Comey has faced criticism for sending the letter despite a longstanding precedent of the FBI declining to comment on ongoing investigations. He said in a letter to his employees that he felt an "obligation" to tell Congress about the investigation because he "testified repeatedly in recent months that our investigation was completed."
But Earnest signaled a bit of a departure from the Democratic line, saying Comey was a "man of integrity" and that President Barack Obama doesn't believe he would try to influence an election.
James Comey through the years
"He's in a tough spot," Earnest said of Comey at a White House press briefing Monday. "And he's the one who will be in a position to defend his actions in the face of significant criticism from a variety of legal experts, including individuals who served in senior Department of Justice positions in administrations that were led by presidents of both parties."
Earnest defended Comey even as he said he could not "defend or criticize" his decision to write the letter to Congress.

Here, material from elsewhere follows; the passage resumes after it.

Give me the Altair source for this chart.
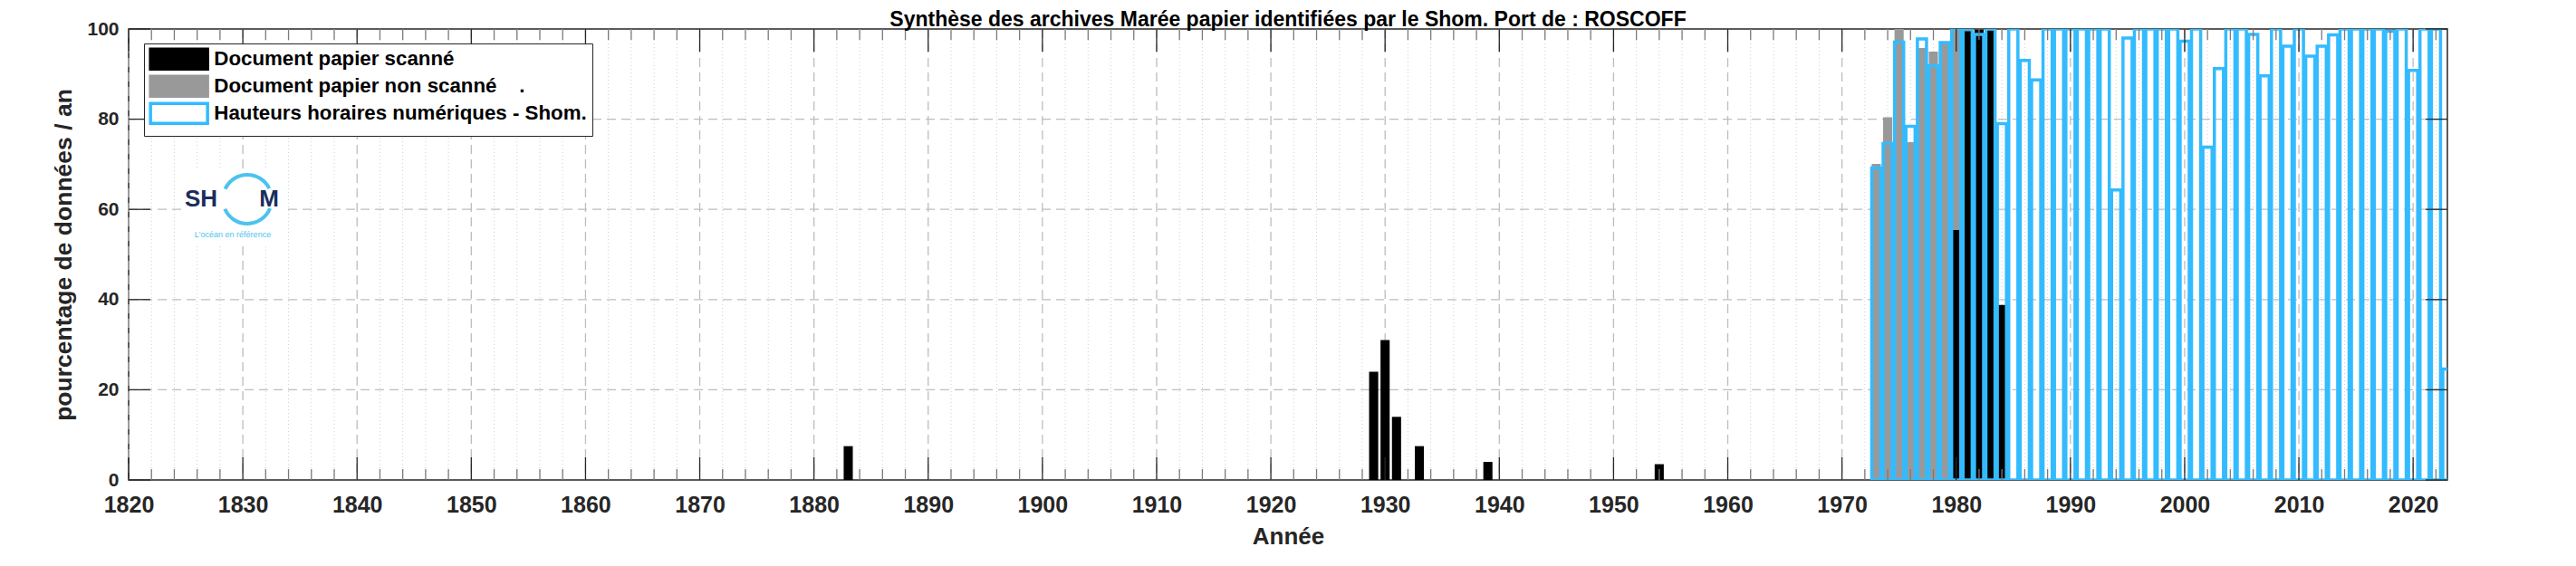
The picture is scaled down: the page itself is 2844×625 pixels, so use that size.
import altair as alt
import pandas as pd

# ---------------- data ----------------
black_years = [1883, 1929, 1930, 1931, 1933, 1939, 1954, 1980, 1981, 1982, 1983, 1984]
black_values = [7.5, 24, 31, 14, 7.5, 4, 3.5, 55.4, 99.5, 99.9, 99.7, 38.8]

gray_years = [1973, 1974, 1975, 1976, 1977, 1978, 1979, 1980, 1981, 1982, 1983]
gray_values = [70.1, 80.4, 100, 74.9, 95.8, 95.0, 97.2, 100, 100, 100, 100]

blue_years = list(range(1973, 2024))
blue_values = [69.2, 74.6, 97.1, 78.4, 97.8, 91.8, 97.0, 100, 100, 98.8,
               100, 79.0, 100, 93.0, 88.7, 100, 100, 100, 100, 100,
               100, 64.3, 98.0, 100, 100, 100, 100, 97.3, 100, 73.8,
               91.2, 100, 100, 98.8, 89.6, 100, 96.2, 100, 94.0, 96.2,
               98.7, 100, 100, 100, 100, 99.5, 100, 90.8, 100, 100,
               24.6]

series_names = ["Document papier scanné",
                "Document papier non scanné\u00a0\u00a0\u00a0\u00a0.",
                "Hauteurs horaires numériques - Shom."]

major_years = list(range(1820, 2021, 10))
minor_years = [y for y in range(1822, 2023, 2) if y % 10 != 0]
y_major = [0, 20, 40, 60, 80, 100]
y_grid = [20, 40, 60, 80]

title_text = "Synthèse des archives Marée papier identifiées par le Shom. Port de : ROSCOFF"

# ---------------- build tables ----------------
rows = []
for yr, v in zip(gray_years, gray_values):
    rows.append({"year": yr, "value": v, "series": series_names[1]})
for yr, v in zip(black_years, black_values):
    rows.append({"year": yr, "value": v, "series": series_names[0]})
for yr, v in zip(blue_years, blue_values):
    rows.append({"year": yr, "value": v, "series": series_names[2]})
bars_df = pd.DataFrame(rows)

W, H = 2560, 498
FONT = "Liberation Sans"
BLUE = "#33bbff"

xs = alt.Scale(domain=[1820, 2023], nice=False, zero=False)
ys = alt.Scale(domain=[0, 100], nice=False)

major_df = pd.DataFrame({"year": major_years})
minor_df = pd.DataFrame({"year": minor_years})
ymaj_df = pd.DataFrame({"v": y_major})
ygrid_df = pd.DataFrame({"v": y_grid})

# grid
minor_grid = alt.Chart(minor_df).mark_rule(color="#cfcfcf", strokeWidth=1, strokeDash=[1, 3]).encode(
    x=alt.X("year:Q", scale=xs), y=alt.value(0), y2=alt.value(H))
major_grid = alt.Chart(major_df).mark_rule(color="#bdbdbd", strokeWidth=1.3, strokeDash=[10, 6]).encode(
    x=alt.X("year:Q", scale=xs), y=alt.value(0), y2=alt.value(H))
hgrid = alt.Chart(ygrid_df).mark_rule(color="#bdbdbd", strokeWidth=1.3, strokeDash=[10, 6]).encode(
    y=alt.Y("v:Q", scale=ys), x=alt.value(0), x2=alt.value(W))

# title as text
one = pd.DataFrame({"a": [0]})
title_mark = alt.Chart(one).mark_text(font=FONT, fontWeight="bold", fontSize=23, color="#000000",
                                      baseline="alphabetic", align="center").encode(
    x=alt.value(W / 2), y=alt.value(-3), text=alt.value(title_text))

# logo background + logo
logo_bg = alt.Chart(one).mark_rect(color="white").encode(
    x=alt.value(58), x2=alt.value(171), y=alt.value(155), y2=alt.value(240))
arc_top = alt.Chart(one).mark_arc(color="#4cc3ee").encode(
    x=alt.value(131), y=alt.value(188), theta=alt.value(5.15), theta2=alt.value(7.4),
    radius=alt.value(29), radius2=alt.value(25))
arc_bot = alt.Chart(one).mark_arc(color="#4cc3ee").encode(
    x=alt.value(131), y=alt.value(188), theta=alt.value(1.95), theta2=alt.value(4.3),
    radius=alt.value(29), radius2=alt.value(25))
logo_sh = alt.Chart(one).mark_text(font=FONT, fontWeight="bold", fontSize=26, color="#1b2d5c",
                                   baseline="middle", align="center").encode(
    x=alt.value(80), y=alt.value(188), text=alt.value("SH"))
logo_m = alt.Chart(one).mark_text(font=FONT, fontWeight="bold", fontSize=26, color="#1b2d5c",
                                  baseline="middle", align="center").encode(
    x=alt.value(155), y=alt.value(188), text=alt.value("M"))
logo_tag = alt.Chart(one).mark_text(font=FONT, fontSize=9, color="#4cc3ee",
                                    baseline="middle", align="center").encode(
    x=alt.value(115), y=alt.value(227), text=alt.value("L'océan en référence"))

# bars
bars = alt.Chart(bars_df).transform_calculate(
    x0="datum.year - 0.4", x1="datum.year + 0.4"
).mark_rect(clip=True).encode(
    x=alt.X("x0:Q", scale=xs,
            axis=alt.Axis(values=major_years, format="d", title="Année", grid=False, ticks=False,
                          domain=False, labelFont=FONT, labelFontWeight="bold", labelFontSize=25,
                          labelColor="#262626", labelPadding=15, titleFont=FONT, titleFontWeight="bold",
                          titleFontSize=26, titleColor="#262626", titlePadding=9, labelFlush=False)),
    x2="x1:Q",
    y=alt.Y("value:Q", scale=ys,
            axis=alt.Axis(values=y_major, title="pourcentage de données / an", grid=False, ticks=False,
                          domain=False, labelFont=FONT, labelFontWeight="bold", labelFontSize=21,
                          labelColor="#262626", labelPadding=11, titleFont=FONT, titleFontWeight="bold",
                          titleFontSize=26.5, titleColor="#262626", titlePadding=11)),
    y2=alt.datum(0),
    fill=alt.Fill("series:N", scale=alt.Scale(domain=series_names, range=["#000000", "#999999", "transparent"]),
                  legend=alt.Legend(title=None, orient="none", legendX=17, legendY=16)),
    stroke=alt.Stroke("series:N", scale=alt.Scale(domain=series_names, range=["#000000", "#999999", BLUE])),
    strokeWidth=alt.condition(alt.datum.series == series_names[2], alt.value(3.5), alt.value(0)),
)

# ticks (inward, MATLAB style)
tick_c = "#262626"
bt_major = alt.Chart(major_df).mark_rule(color=tick_c, strokeWidth=1.3).encode(
    x=alt.X("year:Q", scale=xs), y=alt.value(H), y2=alt.value(H - 25))
tt_major = alt.Chart(major_df).mark_rule(color=tick_c, strokeWidth=1.3).encode(
    x=alt.X("year:Q", scale=xs), y=alt.value(0), y2=alt.value(25))
bt_minor = alt.Chart(minor_df).mark_rule(color="#7a7a7a", strokeWidth=1.3).encode(
    x=alt.X("year:Q", scale=xs), y=alt.value(H), y2=alt.value(H - 12))
tt_minor = alt.Chart(minor_df).mark_rule(color="#7a7a7a", strokeWidth=1.3).encode(
    x=alt.X("year:Q", scale=xs), y=alt.value(0), y2=alt.value(12))
lt = alt.Chart(ymaj_df).mark_rule(color=tick_c, strokeWidth=1.3).encode(
    y=alt.Y("v:Q", scale=ys), x=alt.value(0), x2=alt.value(24))
rt = alt.Chart(ymaj_df).mark_rule(color=tick_c, strokeWidth=1.3).encode(
    y=alt.Y("v:Q", scale=ys), x=alt.value(W), x2=alt.value(W - 24))

chart = alt.layer(
    minor_grid, major_grid, hgrid, logo_bg, arc_top, arc_bot, logo_sh, logo_m, logo_tag,
    bars, bt_major, tt_major, bt_minor, tt_minor, lt, rt, title_mark
).properties(
    width=W, height=H,
    background="white",
    padding={"left": 134, "top": 24, "right": 134, "bottom": 87},
    autosize=alt.AutoSizeParams(type="none"),
).configure_view(
    stroke="#262626", strokeWidth=1.5
).configure_legend(
    strokeColor="#262626", fillColor="white", padding=6, rowPadding=-7,
    symbolType="M-2,-2.2 h12.6 v4.4 h-12.6 z", symbolSize=100, symbolStrokeWidth=3.5,
    labelOffset=49, labelFont=FONT, labelFontWeight="bold", labelFontSize=22.3, labelColor="#000000",
    labelLimit=1000, cornerRadius=0
)

chart.save("out.html", embed_options={"renderer": "svg", "actions": False})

"What I have observed in the past is that Director Comey is a man of integrity, he's a man of principle," Earnest said. "He's a man who's well-regarded by senior officials of both parties."
Earnest also made clear that Obama doesn't think that Comey is trying to compromise the election.
"The president's assessment of his integrity and his character has not changed," Earnest said. "For example, the president doesn't believe that Director Comey is intentionally trying to influence the outcome of an election. The president doesn't believe that he's secretly strategizing to benefit one candidate or one political party."
Earnest also noted that Congress isn't exactly unbiased.
"There is a tendency to say, 'Well, Congress is independent and they have their own independent oversight responsibilities to exercise over the Department of Justice.' ... Congress is indeed independent of the executive branch, but they're far from impartial," Earnest said. "Congress is made up of 535 politicians, Democrats and Republicans. And we're already seen just in the last 72 hours the kind of risk that's associated with communicating to them sensitive information."
Comey announced last week that the FBI is now reviewing new documents it said were "pertinent" to its investigation of Democratic presidential nominee Clinton's private email server. Comey had previously announced in July that the investigation was closed.